#### [DATASET CONTENT]

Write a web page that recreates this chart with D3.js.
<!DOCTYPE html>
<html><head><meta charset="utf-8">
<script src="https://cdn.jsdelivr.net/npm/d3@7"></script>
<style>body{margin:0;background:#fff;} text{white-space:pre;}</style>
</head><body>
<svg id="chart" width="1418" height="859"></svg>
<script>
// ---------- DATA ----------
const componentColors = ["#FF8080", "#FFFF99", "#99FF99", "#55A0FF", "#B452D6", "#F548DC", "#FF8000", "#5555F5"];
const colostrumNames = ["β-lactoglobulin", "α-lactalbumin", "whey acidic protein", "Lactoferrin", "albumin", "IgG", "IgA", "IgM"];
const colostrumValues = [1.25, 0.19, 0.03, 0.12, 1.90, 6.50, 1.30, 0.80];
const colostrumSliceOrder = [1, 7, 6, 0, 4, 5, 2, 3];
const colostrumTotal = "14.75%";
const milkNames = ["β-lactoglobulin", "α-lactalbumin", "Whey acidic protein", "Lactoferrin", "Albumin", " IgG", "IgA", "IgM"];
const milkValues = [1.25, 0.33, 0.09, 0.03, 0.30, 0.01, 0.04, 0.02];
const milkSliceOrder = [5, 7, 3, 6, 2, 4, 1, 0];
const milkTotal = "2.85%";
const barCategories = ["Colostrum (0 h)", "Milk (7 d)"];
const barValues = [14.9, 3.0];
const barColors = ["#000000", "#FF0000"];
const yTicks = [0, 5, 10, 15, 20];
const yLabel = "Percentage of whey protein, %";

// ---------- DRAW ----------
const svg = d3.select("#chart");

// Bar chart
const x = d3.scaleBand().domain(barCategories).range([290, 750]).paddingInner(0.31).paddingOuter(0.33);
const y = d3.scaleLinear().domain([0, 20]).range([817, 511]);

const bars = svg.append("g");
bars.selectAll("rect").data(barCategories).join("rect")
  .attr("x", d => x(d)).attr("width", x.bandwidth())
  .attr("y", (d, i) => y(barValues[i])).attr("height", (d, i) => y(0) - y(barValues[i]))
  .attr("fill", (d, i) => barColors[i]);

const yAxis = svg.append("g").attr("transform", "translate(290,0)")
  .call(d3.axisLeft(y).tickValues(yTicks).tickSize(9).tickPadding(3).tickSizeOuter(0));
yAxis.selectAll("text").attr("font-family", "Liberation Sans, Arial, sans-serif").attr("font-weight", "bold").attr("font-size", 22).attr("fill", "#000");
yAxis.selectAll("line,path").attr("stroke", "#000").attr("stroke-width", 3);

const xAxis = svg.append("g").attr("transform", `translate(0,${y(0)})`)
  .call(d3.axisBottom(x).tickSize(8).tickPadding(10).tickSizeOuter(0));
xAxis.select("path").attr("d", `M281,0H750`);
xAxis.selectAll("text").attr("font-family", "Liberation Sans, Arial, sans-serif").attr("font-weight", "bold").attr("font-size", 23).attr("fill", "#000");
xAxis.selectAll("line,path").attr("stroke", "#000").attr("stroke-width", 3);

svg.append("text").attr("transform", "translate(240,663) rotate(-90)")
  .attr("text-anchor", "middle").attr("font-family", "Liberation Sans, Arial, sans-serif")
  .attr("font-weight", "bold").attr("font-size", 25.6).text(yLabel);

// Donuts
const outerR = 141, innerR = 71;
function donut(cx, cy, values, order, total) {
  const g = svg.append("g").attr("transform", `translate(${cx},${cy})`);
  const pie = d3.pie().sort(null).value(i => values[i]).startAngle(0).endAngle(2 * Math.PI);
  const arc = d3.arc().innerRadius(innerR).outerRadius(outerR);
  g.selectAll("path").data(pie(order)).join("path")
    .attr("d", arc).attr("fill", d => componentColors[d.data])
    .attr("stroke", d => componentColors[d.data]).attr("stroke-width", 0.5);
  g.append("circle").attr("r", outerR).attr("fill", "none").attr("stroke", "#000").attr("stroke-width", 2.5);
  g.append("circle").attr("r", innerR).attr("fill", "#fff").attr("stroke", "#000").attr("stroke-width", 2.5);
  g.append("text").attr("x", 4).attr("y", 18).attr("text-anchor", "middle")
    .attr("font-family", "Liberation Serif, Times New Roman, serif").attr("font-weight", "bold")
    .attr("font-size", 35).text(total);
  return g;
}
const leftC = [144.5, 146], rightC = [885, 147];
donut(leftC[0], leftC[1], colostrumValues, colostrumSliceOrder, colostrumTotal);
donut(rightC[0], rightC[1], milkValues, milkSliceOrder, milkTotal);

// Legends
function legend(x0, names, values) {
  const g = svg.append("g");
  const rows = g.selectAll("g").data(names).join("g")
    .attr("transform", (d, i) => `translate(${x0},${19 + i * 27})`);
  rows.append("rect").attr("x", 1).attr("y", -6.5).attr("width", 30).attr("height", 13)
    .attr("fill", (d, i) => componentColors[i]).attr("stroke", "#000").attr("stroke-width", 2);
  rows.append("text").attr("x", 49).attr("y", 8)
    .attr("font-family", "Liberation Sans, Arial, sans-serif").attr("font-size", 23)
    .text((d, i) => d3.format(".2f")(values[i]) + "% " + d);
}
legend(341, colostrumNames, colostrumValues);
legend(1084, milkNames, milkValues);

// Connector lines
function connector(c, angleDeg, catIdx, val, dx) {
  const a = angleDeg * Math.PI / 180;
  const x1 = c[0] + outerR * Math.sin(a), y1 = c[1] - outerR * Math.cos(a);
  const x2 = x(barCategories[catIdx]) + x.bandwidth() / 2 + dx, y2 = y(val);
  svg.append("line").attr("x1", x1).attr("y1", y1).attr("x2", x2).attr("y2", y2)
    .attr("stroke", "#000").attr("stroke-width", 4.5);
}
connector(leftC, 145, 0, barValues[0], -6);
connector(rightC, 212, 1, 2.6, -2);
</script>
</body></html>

#### [INSTRUCTION]
Every line above should be retyped exactly as given.

#### [COMPLETED TASK]
Write a web page that recreates this chart with D3.js.
<!DOCTYPE html>
<html><head><meta charset="utf-8">
<script src="https://cdn.jsdelivr.net/npm/d3@7"></script>
<style>body{margin:0;background:#fff;} text{white-space:pre;}</style>
</head><body>
<svg id="chart" width="1418" height="859"></svg>
<script>
// ---------- DATA ----------
const componentColors = ["#FF8080", "#FFFF99", "#99FF99", "#55A0FF", "#B452D6", "#F548DC", "#FF8000", "#5555F5"];
const colostrumNames = ["β-lactoglobulin", "α-lactalbumin", "whey acidic protein", "Lactoferrin", "albumin", "IgG", "IgA", "IgM"];
const colostrumValues = [1.25, 0.19, 0.03, 0.12, 1.90, 6.50, 1.30, 0.80];
const colostrumSliceOrder = [1, 7, 6, 0, 4, 5, 2, 3];
const colostrumTotal = "14.75%";
const milkNames = ["β-lactoglobulin", "α-lactalbumin", "Whey acidic protein", "Lactoferrin", "Albumin", " IgG", "IgA", "IgM"];
const milkValues = [1.25, 0.33, 0.09, 0.03, 0.30, 0.01, 0.04, 0.02];
const milkSliceOrder = [5, 7, 3, 6, 2, 4, 1, 0];
const milkTotal = "2.85%";
const barCategories = ["Colostrum (0 h)", "Milk (7 d)"];
const barValues = [14.9, 3.0];
const barColors = ["#000000", "#FF0000"];
const yTicks = [0, 5, 10, 15, 20];
const yLabel = "Percentage of whey protein, %";

// ---------- DRAW ----------
const svg = d3.select("#chart");

// Bar chart
const x = d3.scaleBand().domain(barCategories).range([290, 750]).paddingInner(0.31).paddingOuter(0.33);
const y = d3.scaleLinear().domain([0, 20]).range([817, 511]);

const bars = svg.append("g");
bars.selectAll("rect").data(barCategories).join("rect")
  .attr("x", d => x(d)).attr("width", x.bandwidth())
  .attr("y", (d, i) => y(barValues[i])).attr("height", (d, i) => y(0) - y(barValues[i]))
  .attr("fill", (d, i) => barColors[i]);

const yAxis = svg.append("g").attr("transform", "translate(290,0)")
  .call(d3.axisLeft(y).tickValues(yTicks).tickSize(9).tickPadding(3).tickSizeOuter(0));
yAxis.selectAll("text").attr("font-family", "Liberation Sans, Arial, sans-serif").attr("font-weight", "bold").attr("font-size", 22).attr("fill", "#000");
yAxis.selectAll("line,path").attr("stroke", "#000").attr("stroke-width", 3);

const xAxis = svg.append("g").attr("transform", `translate(0,${y(0)})`)
  .call(d3.axisBottom(x).tickSize(8).tickPadding(10).tickSizeOuter(0));
xAxis.select("path").attr("d", `M281,0H750`);
xAxis.selectAll("text").attr("font-family", "Liberation Sans, Arial, sans-serif").attr("font-weight", "bold").attr("font-size", 23).attr("fill", "#000");
xAxis.selectAll("line,path").attr("stroke", "#000").attr("stroke-width", 3);

svg.append("text").attr("transform", "translate(240,663) rotate(-90)")
  .attr("text-anchor", "middle").attr("font-family", "Liberation Sans, Arial, sans-serif")
  .attr("font-weight", "bold").attr("font-size", 25.6).text(yLabel);

// Donuts
const outerR = 141, innerR = 71;
function donut(cx, cy, values, order, total) {
  const g = svg.append("g").attr("transform", `translate(${cx},${cy})`);
  const pie = d3.pie().sort(null).value(i => values[i]).startAngle(0).endAngle(2 * Math.PI);
  const arc = d3.arc().innerRadius(innerR).outerRadius(outerR);
  g.selectAll("path").data(pie(order)).join("path")
    .attr("d", arc).attr("fill", d => componentColors[d.data])
    .attr("stroke", d => componentColors[d.data]).attr("stroke-width", 0.5);
  g.append("circle").attr("r", outerR).attr("fill", "none").attr("stroke", "#000").attr("stroke-width", 2.5);
  g.append("circle").attr("r", innerR).attr("fill", "#fff").attr("stroke", "#000").attr("stroke-width", 2.5);
  g.append("text").attr("x", 4).attr("y", 18).attr("text-anchor", "middle")
    .attr("font-family", "Liberation Serif, Times New Roman, serif").attr("font-weight", "bold")
    .attr("font-size", 35).text(total);
  return g;
}
const leftC = [144.5, 146], rightC = [885, 147];
donut(leftC[0], leftC[1], colostrumValues, colostrumSliceOrder, colostrumTotal);
donut(rightC[0], rightC[1], milkValues, milkSliceOrder, milkTotal);

// Legends
function legend(x0, names, values) {
  const g = svg.append("g");
  const rows = g.selectAll("g").data(names).join("g")
    .attr("transform", (d, i) => `translate(${x0},${19 + i * 27})`);
  rows.append("rect").attr("x", 1).attr("y", -6.5).attr("width", 30).attr("height", 13)
    .attr("fill", (d, i) => componentColors[i]).attr("stroke", "#000").attr("stroke-width", 2);
  rows.append("text").attr("x", 49).attr("y", 8)
    .attr("font-family", "Liberation Sans, Arial, sans-serif").attr("font-size", 23)
    .text((d, i) => d3.format(".2f")(values[i]) + "% " + d);
}
legend(341, colostrumNames, colostrumValues);
legend(1084, milkNames, milkValues);

// Connector lines
function connector(c, angleDeg, catIdx, val, dx) {
  const a = angleDeg * Math.PI / 180;
  const x1 = c[0] + outerR * Math.sin(a), y1 = c[1] - outerR * Math.cos(a);
  const x2 = x(barCategories[catIdx]) + x.bandwidth() / 2 + dx, y2 = y(val);
  svg.append("line").attr("x1", x1).attr("y1", y1).attr("x2", x2).attr("y2", y2)
    .attr("stroke", "#000").attr("stroke-width", 4.5);
}
connector(leftC, 145, 0, barValues[0], -6);
connector(rightC, 212, 1, 2.6, -2);
</script>
</body></html>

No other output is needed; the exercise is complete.